*EXERCISE DIRECTIONS*. Your task is to filter the data below down to the lines holding "this".

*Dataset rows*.
━━━━━━

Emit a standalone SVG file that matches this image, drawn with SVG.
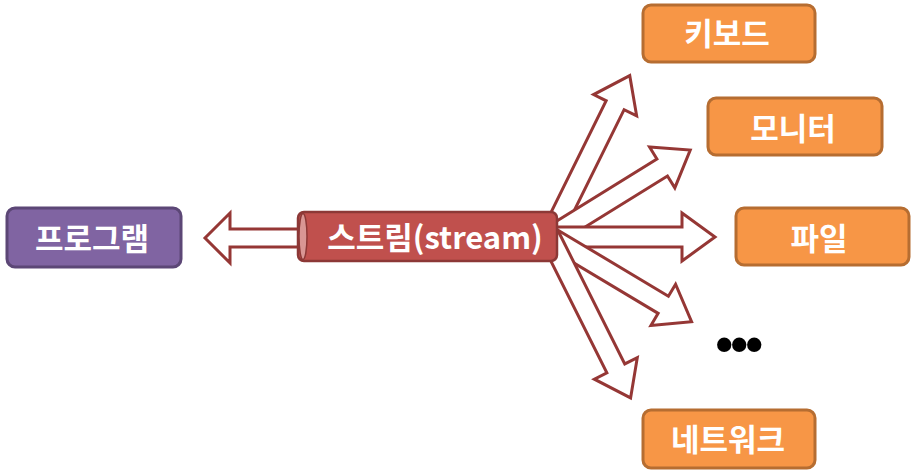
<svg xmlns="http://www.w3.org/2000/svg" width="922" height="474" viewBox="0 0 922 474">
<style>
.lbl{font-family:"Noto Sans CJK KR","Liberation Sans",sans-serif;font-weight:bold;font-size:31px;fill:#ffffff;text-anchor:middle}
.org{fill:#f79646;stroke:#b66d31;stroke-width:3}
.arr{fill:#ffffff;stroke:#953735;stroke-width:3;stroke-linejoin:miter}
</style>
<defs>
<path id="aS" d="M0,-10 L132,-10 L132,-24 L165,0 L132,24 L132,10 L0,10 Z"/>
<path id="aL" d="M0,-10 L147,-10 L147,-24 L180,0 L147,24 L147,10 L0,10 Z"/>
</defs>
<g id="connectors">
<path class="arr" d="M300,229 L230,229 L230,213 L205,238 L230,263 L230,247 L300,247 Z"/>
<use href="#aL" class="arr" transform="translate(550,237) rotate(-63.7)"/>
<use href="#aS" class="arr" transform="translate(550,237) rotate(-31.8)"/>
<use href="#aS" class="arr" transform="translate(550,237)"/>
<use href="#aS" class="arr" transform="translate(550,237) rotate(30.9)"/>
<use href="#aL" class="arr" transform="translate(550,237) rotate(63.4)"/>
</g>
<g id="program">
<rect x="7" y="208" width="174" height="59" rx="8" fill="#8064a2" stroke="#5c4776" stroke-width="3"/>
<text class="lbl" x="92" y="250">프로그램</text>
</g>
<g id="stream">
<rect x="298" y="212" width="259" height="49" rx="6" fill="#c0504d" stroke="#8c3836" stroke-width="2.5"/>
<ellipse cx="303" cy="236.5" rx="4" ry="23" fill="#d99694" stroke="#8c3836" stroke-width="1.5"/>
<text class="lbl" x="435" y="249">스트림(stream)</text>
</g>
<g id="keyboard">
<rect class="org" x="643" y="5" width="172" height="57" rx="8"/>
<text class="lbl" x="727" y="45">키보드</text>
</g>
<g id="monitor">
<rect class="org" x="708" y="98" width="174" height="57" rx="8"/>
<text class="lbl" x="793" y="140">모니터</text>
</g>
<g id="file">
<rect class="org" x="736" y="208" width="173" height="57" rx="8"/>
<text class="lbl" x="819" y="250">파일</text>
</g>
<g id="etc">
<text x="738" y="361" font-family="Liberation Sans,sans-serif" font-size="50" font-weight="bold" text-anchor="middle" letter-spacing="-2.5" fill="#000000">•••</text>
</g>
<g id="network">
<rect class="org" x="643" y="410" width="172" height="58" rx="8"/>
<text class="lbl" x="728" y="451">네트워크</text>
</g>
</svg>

━━━━━━

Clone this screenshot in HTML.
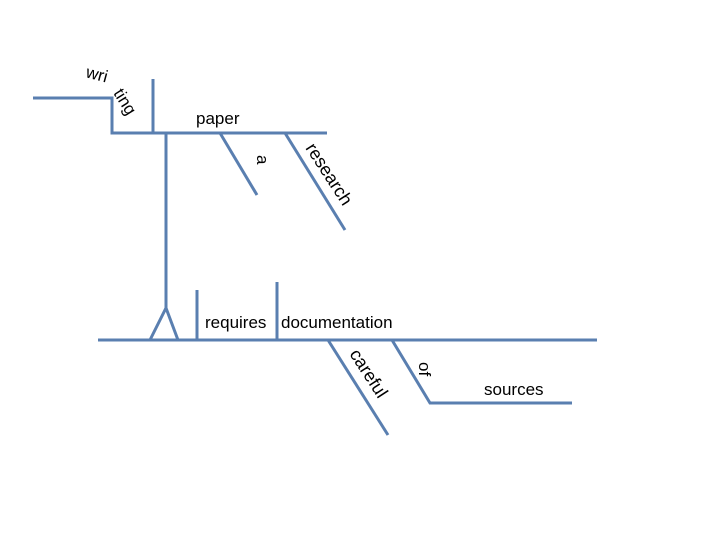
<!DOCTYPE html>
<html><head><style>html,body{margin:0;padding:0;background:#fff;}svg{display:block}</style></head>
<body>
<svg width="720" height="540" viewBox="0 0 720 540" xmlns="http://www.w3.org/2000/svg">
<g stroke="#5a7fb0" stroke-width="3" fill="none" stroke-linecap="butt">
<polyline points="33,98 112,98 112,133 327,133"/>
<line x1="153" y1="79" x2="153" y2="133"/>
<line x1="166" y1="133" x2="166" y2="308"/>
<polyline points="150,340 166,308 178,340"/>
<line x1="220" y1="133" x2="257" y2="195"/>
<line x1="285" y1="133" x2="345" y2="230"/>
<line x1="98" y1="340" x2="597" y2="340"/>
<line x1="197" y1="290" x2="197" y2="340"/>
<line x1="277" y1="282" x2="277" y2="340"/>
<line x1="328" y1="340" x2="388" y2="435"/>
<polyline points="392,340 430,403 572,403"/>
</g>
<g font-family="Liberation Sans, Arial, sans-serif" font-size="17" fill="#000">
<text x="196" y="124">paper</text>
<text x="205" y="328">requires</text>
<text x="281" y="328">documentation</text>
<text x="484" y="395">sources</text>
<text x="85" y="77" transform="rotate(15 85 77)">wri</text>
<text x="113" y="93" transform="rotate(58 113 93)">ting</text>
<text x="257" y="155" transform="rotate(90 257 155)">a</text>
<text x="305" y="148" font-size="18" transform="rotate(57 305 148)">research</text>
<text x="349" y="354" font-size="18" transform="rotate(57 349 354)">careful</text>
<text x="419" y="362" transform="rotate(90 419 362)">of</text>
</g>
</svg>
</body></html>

━━━━━━

*EXERCISE RESULT*.
Emit a standalone SVG file that matches this image, drawn with SVG.
Clone this screenshot in HTML.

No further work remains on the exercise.